Six months’ worth of beta-testing is showing what works and what needs tweaking

1 min read

Tesla Reveals Its Crowdsourced Autopilot Data
Image: Tesla

Tesla has unveiled some results of its crowdsourcing efforts among users of its Autopilot feature, introduced just six months ago, and the data give some hints on how the feature performs.

For instance, Autopilot centers the car in its lane with the obsession of a chronic picture-straightener:

Tesla installed the hardware of its Autopilot in cars about a year before uploading the enabling software, in October 2015, said Sterling Anderson, director of Tesla’s Autopilot program, on Tuesday. The company has logged some 780 million miles of data, 100 million miles with Autopilot in at least partial control. Anderson was speaking at the EmTech Digital conference in San Francisco, which was sponsored by MIT Technology Review.

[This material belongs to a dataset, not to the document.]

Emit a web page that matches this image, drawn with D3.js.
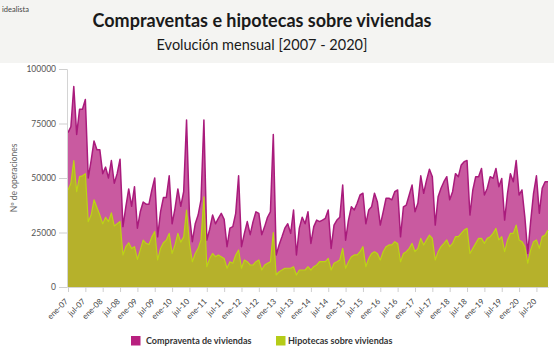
<!DOCTYPE html>
<html>
<head>
<meta charset="utf-8">
<script src="https://cdn.jsdelivr.net/npm/d3@7"></script>
<style>
  html, body { margin: 0; padding: 0; background: #ffffff; }
  svg { display: block; font-family: Lato, "Open Sans", sans-serif; }
</style>
</head>
<body>
<div id="chart"></div>
<script>
// meses (categorías) ene-07 ... nov-20
const monthNames = ["ene", "feb", "mar", "abr", "may", "jun", "jul", "ago", "sep", "oct", "nov", "dic"];
const years = ["07", "08", "09", "10", "11", "12", "13", "14", "15", "16", "17", "18", "19", "20"];
const months = [];
years.forEach(yy => monthNames.forEach(m => months.push(`${m}-${yy}`)));
months.splice(months.indexOf("nov-20") + 1); // la serie termina en nov-20

// etiquetas del eje x (cada 6 meses)
const tickLabels = ["ene-07", "jul-07", "ene-08", "jul-08", "ene-09", "jul-09", "ene-10", "jul-10",
  "ene-11", "jul-11", "ene-12", "jul-12", "ene-13", "jul-13", "ene-14", "jul-14", "ene-15", "jul-15",
  "ene-16", "jul-16", "ene-17", "jul-17", "ene-18", "jul-18", "ene-19", "jul-19", "ene-20", "jul-20"];

const yTicks = [0, 25000, 50000, 75000, 100000];

// Compraventa de viviendas
const compraventas = [
  70800, 73500, 92000, 70000, 81500, 81500, 86000, 50000, 58000, 67000, 63000, 63000,
  52000, 55000, 50000, 58000, 47600, 52000, 58600, 27700, 36800, 45000, 37000, 46000,
  27000, 34500, 39000, 38000, 38000, 44500, 50000, 23000, 34500, 41000, 41000, 51000,
  29000, 36000, 45000, 37000, 43700, 76600, 33000, 20800, 29000, 33000, 40000, 76600,
  21500, 26500, 33000, 29000, 31500, 33800, 31000, 18500, 27000, 27700, 33800, 51000,
  18500, 24600, 30000, 24000, 30000, 34500, 33800, 24000, 27700, 32000, 34500, 70000,
  14700, 19300, 23000, 27000, 29000, 24600, 35300, 14700, 27000, 32000, 29000, 34500,
  20000, 27700, 30700, 30000, 30700, 31500, 35300, 17700, 28400, 30700, 32000, 46800,
  21500, 30700, 36800, 35300, 38400, 42200, 43000, 29000, 35300, 36800, 43000, 39000,
  28400, 34500, 40700, 40700, 40000, 43700, 44500, 23000, 36800, 37600, 42200, 46800,
  34500, 38400, 51000, 43000, 49000, 54000, 50600, 28400, 41400, 45300, 48300, 50600,
  40000, 43700, 52000, 50600, 56000, 57500, 58000, 33000, 44500, 50600, 50600, 54400,
  42200, 45300, 50600, 49800, 54400, 46000, 49800, 30700, 43000, 52000, 48300, 58000,
  42200, 44500, 32000, 15400, 30000, 43000, 51000, 33800, 45300, 48300, 48300
];

// Hipotecas sobre viviendas
const hipotecas = [
  44500, 47600, 58000, 43700, 50600, 51000, 52000, 30000, 33000, 40000, 36500, 33000,
  29000, 32000, 30000, 34000, 28000, 29000, 30000, 14700, 18500, 20300, 17700, 18500,
  12700, 17000, 21500, 20000, 19500, 23000, 25400, 12400, 17700, 20300, 21500, 24600,
  15400, 19300, 24600, 20600, 23000, 35300, 20000, 11600, 15400, 17700, 21600, 41400,
  9300, 13100, 15400, 13900, 14700, 13900, 13100, 8600, 11600, 10900, 14700, 17000,
  8600, 12400, 11600, 10100, 10100, 11600, 12400, 7800, 10100, 10900, 11600, 25000,
  5500, 7000, 7800, 8600, 8600, 8600, 9300, 5500, 7800, 7800, 7800, 9300,
  7800, 9300, 10100, 11600, 11600, 11600, 13100, 7800, 10900, 11600, 12400, 17700,
  8600, 11600, 13900, 14700, 14700, 16200, 18500, 9300, 13100, 15400, 16200, 15400,
  12400, 16200, 18500, 19300, 19300, 20800, 20000, 11600, 15400, 16200, 17700, 20000,
  16200, 17700, 22300, 19300, 21600, 23800, 22300, 12400, 16200, 18500, 20000, 21600,
  18500, 20000, 23100, 23100, 24600, 26100, 26900, 15400, 17700, 20000, 22300, 22300,
  20000, 22300, 23100, 24600, 26900, 21600, 23100, 16200, 21600, 24600, 24600, 28400,
  21600, 20800, 18500, 10900, 17000, 20800, 21600, 17700, 23100, 23800, 26100
];

const seriesNames = ["Compraventa de viviendas", "Hipotecas sobre viviendas"];

const width = 554;
const height = 353;
const margin = { top: 69, right: 6, bottom: 66, left: 68 };

const svg = d3.select("#chart")
  .append("svg")
  .attr("width", width)
  .attr("height", height);

// cabecera gris
svg.append("rect")
  .attr("x", 0).attr("y", 0)
  .attr("width", width).attr("height", 63)
  .attr("fill", "#f4f4f2");

svg.append("text")
  .attr("x", 2).attr("y", 12)
  .attr("font-size", 7.5)
  .attr("fill", "#444")
  .text("idealista");

svg.append("text")
  .attr("x", 262).attr("y", 27)
  .attr("text-anchor", "middle")
  .attr("font-size", 18)
  .attr("font-weight", "bold")
  .attr("fill", "#1a1a1a")
  .text("Compraventas e hipotecas sobre viviendas");

svg.append("text")
  .attr("x", 262).attr("y", 50)
  .attr("text-anchor", "middle")
  .attr("font-size", 14.5)
  .attr("fill", "#1a1a1a")
  .text("Evolución mensual [2007 - 2020]");

// escalas
const xScale = d3.scalePoint()
  .domain(months)
  .range([margin.left, width - margin.right]);

const yScale = d3.scaleLinear()
  .domain([0, 100000])
  .range([height - margin.bottom, margin.top]);

// areas
const areaOf = values => d3.area()
  .x((d, i) => xScale(months[i]))
  .y0(yScale(0))
  .y1(d => yScale(d))(values);

const lineOf = values => d3.line()
  .x((d, i) => xScale(months[i]))
  .y(d => yScale(d))(values);

svg.append("path")
  .attr("d", areaOf(compraventas))
  .attr("fill", "#c95aa0");
svg.append("path")
  .attr("d", lineOf(compraventas))
  .attr("fill", "none")
  .attr("stroke", "#a91b7c")
  .attr("stroke-width", 1.5)
  .attr("stroke-linejoin", "round");

svg.append("path")
  .attr("d", areaOf(hipotecas))
  .attr("fill", "#b6b12b");
svg.append("path")
  .attr("d", lineOf(hipotecas))
  .attr("fill", "none")
  .attr("stroke", "#bcd414")
  .attr("stroke-width", 1.2)
  .attr("stroke-linejoin", "round");

// eje y
const yAxis = svg.append("g")
  .attr("transform", `translate(${margin.left - 1}, 0)`)
  .call(d3.axisLeft(yScale).tickValues(yTicks).tickFormat(d3.format("d")).tickSize(8).tickPadding(3));
yAxis.select(".domain").attr("stroke", "#d4d4d4");
yAxis.selectAll(".tick line").attr("stroke", "#cfcfcf");
yAxis.selectAll(".tick text")
  .attr("font-size", 8.5)
  .attr("fill", "#555")
  .attr("font-family", "Lato, sans-serif");

svg.append("text")
  .attr("transform", `translate(17, ${(margin.top + height - margin.bottom) / 2}) rotate(-90)`)
  .attr("text-anchor", "middle")
  .attr("font-size", 8.5)
  .attr("fill", "#666")
  .text("Nº de operaciones");

// eje x
const tickMonths = months.filter(m => tickLabels.includes(m));
const xAxis = svg.append("g")
  .attr("transform", `translate(0, ${height - margin.bottom})`)
  .call(d3.axisBottom(xScale).tickValues(tickMonths).tickSize(5).tickSizeOuter(0));
xAxis.select(".domain").attr("stroke", "#d4d4d4");
xAxis.selectAll(".tick line").attr("stroke", "#cfcfcf");
xAxis.selectAll(".tick text")
  .attr("x", 0).attr("y", 0).attr("dy", "0.35em")
  .attr("transform", "translate(-2, 13) rotate(-45)")
  .style("text-anchor", "end")
  .attr("font-size", 8)
  .attr("fill", "#444")
  .attr("font-family", "Lato, sans-serif");

// leyenda
const legendColors = ["#b8207f", "#b5cc18"];
const legendX = [131, 276];
const legend = svg.append("g");
seriesNames.forEach((name, i) => {
  legend.append("rect")
    .attr("x", legendX[i]).attr("y", 336)
    .attr("width", 9.5).attr("height", 9.5)
    .attr("fill", legendColors[i]);
  legend.append("text")
    .attr("x", legendX[i] + (i === 0 ? 15 : 12)).attr("y", 344)
    .attr("font-size", 9)
    .attr("font-weight", "bold")
    .attr("fill", "#333")
    .text(name);
});
</script>
</body>
</html>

He also said that Tesla tries out new software by testing it covertly, so that it can tell what the software would have done if it had been turned on. “We will often install an ‘inert’ feature on all our vehicles worldwide,” said Anderson. “That allows us to watch over tens of millions of miles how a feature performs.”

Tesla’s crowdsourcing of its 70,000-odd customers has thus allowed the company to amass far more passenger-miles than Google’s small fleet of professionally driven cars has done. Tesla logs about 1 million miles a day; Google has logged some 1.4 million miles since it started testing autonomous cars in 2009.

But Tesla’s voluminous data aren’t quite comparable to Google’s. Autopilot takes charge on highways; Google’s cars mostly drive around in cities. That makes the trips shorter and much more challenging. And one more thing: Google’s true master trove of data comes from the fine-grained maps it lays down in every city it tackles. That, and massive simulation tests the company does in silico, may well put Google in the driver’s seat.